■ **Exercise instructions**: Look through the data below. Pick out the lines holding the string "this".

● ● ● ● ●

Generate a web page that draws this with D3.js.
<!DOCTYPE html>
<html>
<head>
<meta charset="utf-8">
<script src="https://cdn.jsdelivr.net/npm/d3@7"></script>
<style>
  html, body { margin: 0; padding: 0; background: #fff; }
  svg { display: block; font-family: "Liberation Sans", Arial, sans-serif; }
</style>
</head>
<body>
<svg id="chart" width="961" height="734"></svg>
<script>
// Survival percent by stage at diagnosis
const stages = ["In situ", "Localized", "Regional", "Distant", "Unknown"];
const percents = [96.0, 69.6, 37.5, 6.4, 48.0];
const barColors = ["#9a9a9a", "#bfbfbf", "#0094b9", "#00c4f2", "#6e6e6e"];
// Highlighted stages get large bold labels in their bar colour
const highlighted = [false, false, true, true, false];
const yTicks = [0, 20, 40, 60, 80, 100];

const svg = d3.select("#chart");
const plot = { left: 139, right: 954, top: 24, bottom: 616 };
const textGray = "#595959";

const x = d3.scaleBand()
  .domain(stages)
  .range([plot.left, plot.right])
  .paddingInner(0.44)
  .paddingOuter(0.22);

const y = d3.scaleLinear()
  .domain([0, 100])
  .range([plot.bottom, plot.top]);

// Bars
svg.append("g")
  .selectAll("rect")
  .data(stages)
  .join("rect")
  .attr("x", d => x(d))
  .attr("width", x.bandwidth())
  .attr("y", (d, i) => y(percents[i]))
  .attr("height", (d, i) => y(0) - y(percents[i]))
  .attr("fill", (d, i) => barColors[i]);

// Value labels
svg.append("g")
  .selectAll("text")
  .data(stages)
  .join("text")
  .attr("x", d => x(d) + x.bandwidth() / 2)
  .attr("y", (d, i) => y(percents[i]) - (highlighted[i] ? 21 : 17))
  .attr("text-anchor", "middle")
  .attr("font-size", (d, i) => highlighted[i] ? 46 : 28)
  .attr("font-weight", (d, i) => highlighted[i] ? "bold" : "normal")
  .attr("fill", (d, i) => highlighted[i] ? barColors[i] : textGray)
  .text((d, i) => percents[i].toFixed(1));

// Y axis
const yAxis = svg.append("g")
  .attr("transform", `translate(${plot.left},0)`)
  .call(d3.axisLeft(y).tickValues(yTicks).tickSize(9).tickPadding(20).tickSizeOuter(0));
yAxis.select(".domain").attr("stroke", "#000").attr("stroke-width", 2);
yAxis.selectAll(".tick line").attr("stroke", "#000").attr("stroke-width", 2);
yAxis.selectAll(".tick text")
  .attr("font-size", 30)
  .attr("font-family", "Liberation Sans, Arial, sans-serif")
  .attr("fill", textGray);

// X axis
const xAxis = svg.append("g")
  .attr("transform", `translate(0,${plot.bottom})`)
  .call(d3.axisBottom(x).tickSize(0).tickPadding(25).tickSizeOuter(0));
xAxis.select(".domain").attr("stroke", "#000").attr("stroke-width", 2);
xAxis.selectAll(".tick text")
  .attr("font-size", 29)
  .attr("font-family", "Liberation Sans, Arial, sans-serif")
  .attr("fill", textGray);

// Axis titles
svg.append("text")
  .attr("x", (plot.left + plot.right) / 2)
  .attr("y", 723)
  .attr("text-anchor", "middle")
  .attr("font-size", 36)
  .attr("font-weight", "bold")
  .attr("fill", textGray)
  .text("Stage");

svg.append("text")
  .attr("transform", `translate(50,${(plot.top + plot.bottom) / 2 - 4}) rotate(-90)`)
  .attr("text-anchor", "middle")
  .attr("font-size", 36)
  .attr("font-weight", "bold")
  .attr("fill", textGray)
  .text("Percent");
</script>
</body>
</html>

● ● ● ● ●

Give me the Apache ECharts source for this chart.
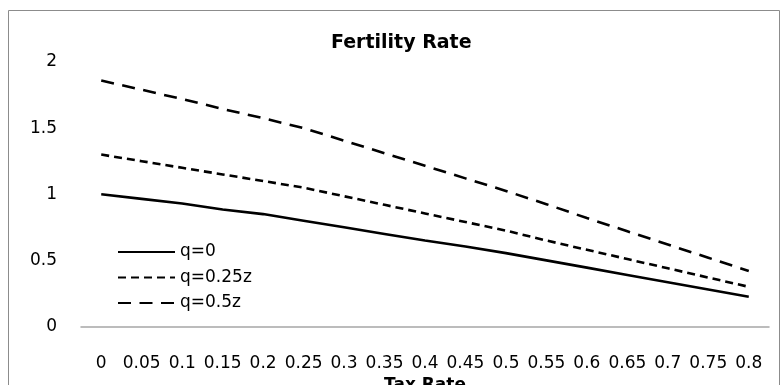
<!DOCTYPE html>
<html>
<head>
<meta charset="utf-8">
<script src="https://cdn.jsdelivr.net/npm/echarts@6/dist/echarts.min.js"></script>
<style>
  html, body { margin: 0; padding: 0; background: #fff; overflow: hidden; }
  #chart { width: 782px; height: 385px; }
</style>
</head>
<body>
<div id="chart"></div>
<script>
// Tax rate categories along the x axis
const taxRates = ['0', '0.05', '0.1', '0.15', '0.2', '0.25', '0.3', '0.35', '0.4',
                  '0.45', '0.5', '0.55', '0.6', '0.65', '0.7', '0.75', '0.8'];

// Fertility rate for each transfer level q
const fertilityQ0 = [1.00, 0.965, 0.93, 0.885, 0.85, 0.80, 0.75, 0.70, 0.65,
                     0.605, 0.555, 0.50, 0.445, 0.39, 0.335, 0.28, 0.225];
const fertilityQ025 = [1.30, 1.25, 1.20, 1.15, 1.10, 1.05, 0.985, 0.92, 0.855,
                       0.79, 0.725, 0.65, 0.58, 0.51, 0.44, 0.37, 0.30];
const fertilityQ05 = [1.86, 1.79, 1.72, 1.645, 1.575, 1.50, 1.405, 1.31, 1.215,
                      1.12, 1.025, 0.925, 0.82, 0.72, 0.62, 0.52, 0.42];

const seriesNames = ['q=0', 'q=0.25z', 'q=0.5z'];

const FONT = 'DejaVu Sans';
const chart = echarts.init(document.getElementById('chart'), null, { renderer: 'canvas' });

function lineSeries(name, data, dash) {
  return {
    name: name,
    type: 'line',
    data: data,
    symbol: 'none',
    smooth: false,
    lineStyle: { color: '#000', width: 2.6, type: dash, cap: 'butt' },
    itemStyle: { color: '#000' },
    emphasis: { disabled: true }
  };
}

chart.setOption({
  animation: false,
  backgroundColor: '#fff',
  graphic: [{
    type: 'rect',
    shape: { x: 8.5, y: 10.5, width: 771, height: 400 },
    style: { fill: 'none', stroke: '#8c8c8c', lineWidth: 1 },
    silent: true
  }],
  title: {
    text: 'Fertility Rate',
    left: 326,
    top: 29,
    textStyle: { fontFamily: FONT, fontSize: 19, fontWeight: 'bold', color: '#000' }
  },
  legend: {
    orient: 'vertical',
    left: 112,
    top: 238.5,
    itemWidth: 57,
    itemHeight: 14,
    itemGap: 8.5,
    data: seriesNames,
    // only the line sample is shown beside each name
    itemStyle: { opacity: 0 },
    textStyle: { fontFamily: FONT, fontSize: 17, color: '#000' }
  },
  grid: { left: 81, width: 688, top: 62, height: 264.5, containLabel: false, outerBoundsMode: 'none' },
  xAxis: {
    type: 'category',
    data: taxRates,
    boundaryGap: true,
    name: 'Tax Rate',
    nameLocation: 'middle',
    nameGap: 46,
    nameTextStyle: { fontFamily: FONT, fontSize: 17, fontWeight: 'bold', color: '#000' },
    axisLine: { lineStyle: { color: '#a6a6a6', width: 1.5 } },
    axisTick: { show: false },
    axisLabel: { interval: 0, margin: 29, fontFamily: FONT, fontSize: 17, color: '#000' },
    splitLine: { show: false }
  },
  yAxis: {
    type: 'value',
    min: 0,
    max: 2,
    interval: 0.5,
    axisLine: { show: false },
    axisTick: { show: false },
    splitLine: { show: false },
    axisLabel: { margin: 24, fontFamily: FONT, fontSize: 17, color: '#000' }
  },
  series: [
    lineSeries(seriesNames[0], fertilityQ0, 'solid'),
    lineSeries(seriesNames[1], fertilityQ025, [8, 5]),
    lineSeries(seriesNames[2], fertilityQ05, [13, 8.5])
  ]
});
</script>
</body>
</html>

● ● ● ● ●

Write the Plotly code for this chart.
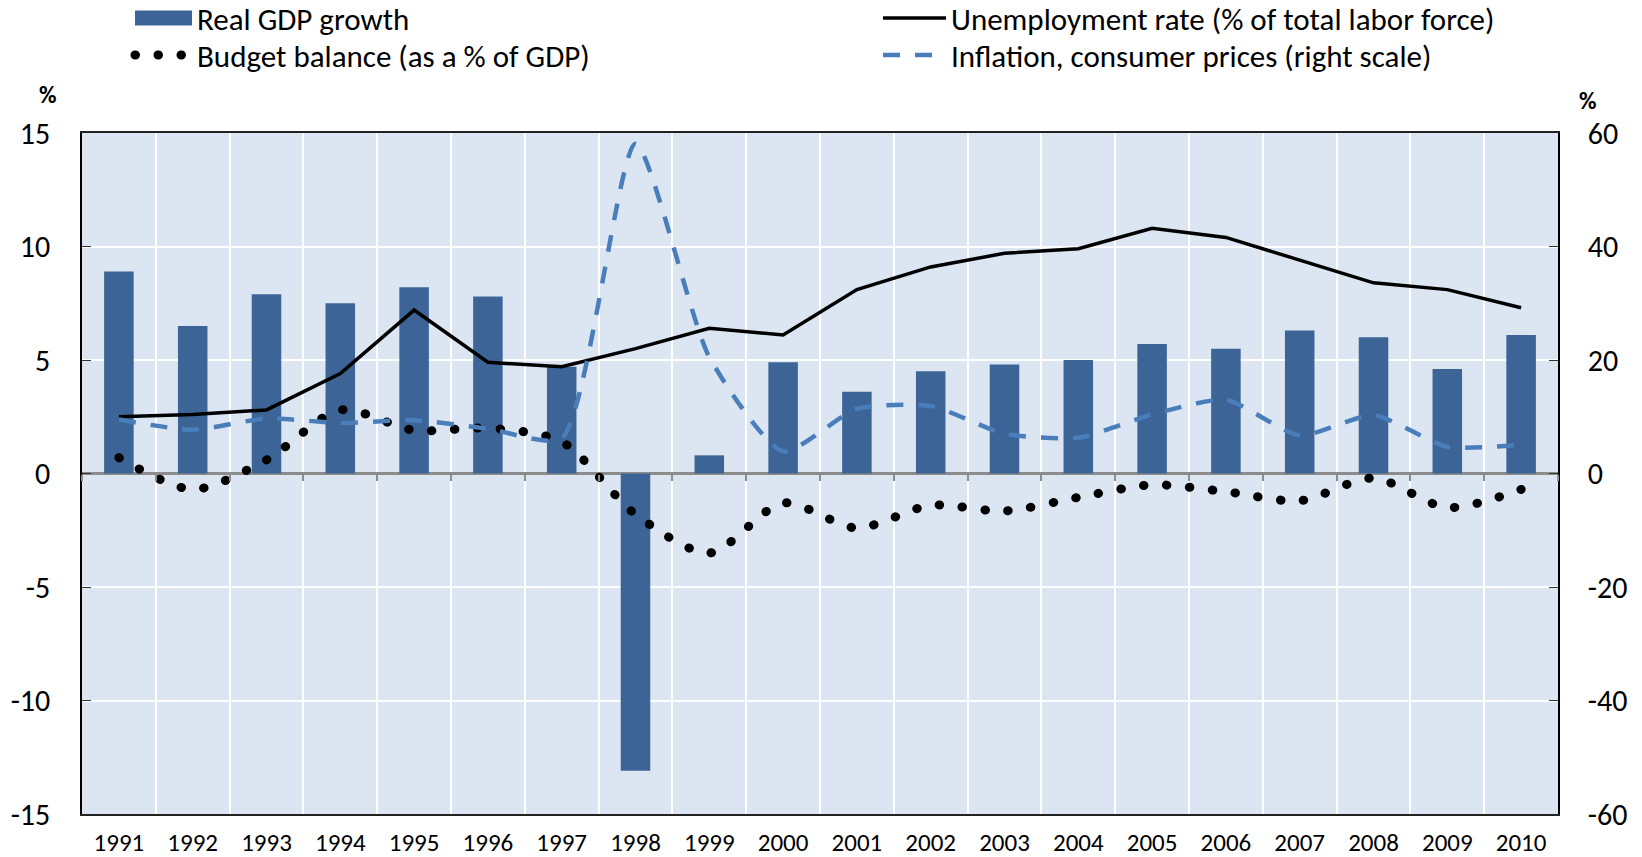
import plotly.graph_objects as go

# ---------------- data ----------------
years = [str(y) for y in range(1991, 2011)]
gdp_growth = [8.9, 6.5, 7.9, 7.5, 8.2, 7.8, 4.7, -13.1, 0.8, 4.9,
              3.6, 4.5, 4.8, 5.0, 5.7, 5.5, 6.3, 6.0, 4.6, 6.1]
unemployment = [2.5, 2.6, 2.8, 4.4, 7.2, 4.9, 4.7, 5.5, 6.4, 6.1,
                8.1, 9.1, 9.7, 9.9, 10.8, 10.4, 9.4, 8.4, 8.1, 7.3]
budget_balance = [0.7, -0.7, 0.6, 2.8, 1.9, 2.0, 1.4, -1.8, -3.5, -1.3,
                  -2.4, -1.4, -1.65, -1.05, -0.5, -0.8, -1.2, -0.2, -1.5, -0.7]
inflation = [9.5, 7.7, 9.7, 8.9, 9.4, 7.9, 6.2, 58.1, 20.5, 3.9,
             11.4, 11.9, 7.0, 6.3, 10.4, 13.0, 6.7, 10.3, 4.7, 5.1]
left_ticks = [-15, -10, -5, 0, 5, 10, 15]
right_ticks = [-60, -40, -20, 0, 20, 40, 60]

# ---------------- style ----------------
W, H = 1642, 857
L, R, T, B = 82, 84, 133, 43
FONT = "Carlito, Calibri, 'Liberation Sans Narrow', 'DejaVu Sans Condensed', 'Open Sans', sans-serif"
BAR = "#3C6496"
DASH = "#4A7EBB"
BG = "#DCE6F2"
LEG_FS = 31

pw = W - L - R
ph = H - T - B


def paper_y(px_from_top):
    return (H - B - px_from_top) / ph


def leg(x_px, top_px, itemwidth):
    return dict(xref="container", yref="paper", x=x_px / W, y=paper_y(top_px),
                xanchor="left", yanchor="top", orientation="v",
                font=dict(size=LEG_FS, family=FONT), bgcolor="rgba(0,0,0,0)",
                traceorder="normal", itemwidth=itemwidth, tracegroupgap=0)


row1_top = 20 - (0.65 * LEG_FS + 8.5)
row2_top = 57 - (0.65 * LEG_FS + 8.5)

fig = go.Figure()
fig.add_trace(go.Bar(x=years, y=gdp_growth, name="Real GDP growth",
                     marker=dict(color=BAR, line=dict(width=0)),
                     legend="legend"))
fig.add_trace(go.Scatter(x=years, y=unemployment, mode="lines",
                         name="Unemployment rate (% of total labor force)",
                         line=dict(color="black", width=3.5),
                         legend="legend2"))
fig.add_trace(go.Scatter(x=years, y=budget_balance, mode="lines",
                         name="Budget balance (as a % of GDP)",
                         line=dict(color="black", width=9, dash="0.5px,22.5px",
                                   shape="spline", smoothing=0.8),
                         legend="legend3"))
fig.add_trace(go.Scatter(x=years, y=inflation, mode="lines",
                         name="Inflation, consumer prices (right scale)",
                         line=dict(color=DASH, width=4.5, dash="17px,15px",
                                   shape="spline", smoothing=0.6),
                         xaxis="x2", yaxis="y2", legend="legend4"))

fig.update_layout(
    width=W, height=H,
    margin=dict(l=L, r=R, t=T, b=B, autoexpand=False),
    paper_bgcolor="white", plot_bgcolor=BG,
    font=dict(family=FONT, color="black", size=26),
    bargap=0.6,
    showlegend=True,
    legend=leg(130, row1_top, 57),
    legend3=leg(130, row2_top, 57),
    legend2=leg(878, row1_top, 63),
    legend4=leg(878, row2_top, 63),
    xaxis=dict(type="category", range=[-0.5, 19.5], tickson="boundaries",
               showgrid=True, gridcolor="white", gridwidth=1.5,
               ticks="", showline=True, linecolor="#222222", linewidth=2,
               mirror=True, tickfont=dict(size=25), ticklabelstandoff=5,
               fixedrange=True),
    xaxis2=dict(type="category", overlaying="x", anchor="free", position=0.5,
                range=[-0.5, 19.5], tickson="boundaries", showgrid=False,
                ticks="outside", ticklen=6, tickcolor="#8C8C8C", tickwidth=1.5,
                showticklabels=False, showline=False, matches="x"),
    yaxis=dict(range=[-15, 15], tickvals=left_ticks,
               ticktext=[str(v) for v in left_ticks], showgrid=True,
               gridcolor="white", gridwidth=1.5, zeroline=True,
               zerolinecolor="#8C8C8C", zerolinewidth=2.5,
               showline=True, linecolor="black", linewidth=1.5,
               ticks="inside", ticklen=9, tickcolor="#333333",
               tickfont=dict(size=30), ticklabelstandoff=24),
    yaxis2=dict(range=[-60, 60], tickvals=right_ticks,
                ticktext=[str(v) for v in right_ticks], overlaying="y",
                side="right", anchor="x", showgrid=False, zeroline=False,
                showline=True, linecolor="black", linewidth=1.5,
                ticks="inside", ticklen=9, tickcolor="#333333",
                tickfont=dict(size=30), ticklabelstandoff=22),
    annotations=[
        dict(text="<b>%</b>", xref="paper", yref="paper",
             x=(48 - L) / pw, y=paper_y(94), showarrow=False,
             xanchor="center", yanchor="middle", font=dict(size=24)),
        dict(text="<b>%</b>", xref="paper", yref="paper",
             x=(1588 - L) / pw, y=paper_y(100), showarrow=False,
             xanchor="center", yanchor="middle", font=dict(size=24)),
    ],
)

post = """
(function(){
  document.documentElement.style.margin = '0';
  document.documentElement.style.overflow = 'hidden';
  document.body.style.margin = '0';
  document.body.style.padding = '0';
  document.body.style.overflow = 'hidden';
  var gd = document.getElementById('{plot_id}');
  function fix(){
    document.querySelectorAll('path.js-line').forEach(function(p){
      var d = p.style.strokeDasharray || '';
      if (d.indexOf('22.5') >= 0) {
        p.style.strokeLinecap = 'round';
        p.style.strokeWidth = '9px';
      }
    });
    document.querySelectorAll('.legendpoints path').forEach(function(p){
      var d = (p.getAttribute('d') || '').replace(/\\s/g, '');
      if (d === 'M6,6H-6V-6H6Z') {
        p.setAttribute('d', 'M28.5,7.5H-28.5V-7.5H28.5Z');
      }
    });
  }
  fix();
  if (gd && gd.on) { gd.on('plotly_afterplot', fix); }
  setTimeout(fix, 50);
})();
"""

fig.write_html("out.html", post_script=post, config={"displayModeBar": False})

● ● ● ● ●

■ **Correct output**:
Generate a web page that draws this with D3.js.
Give me the Apache ECharts source for this chart.
Write the Plotly code for this chart.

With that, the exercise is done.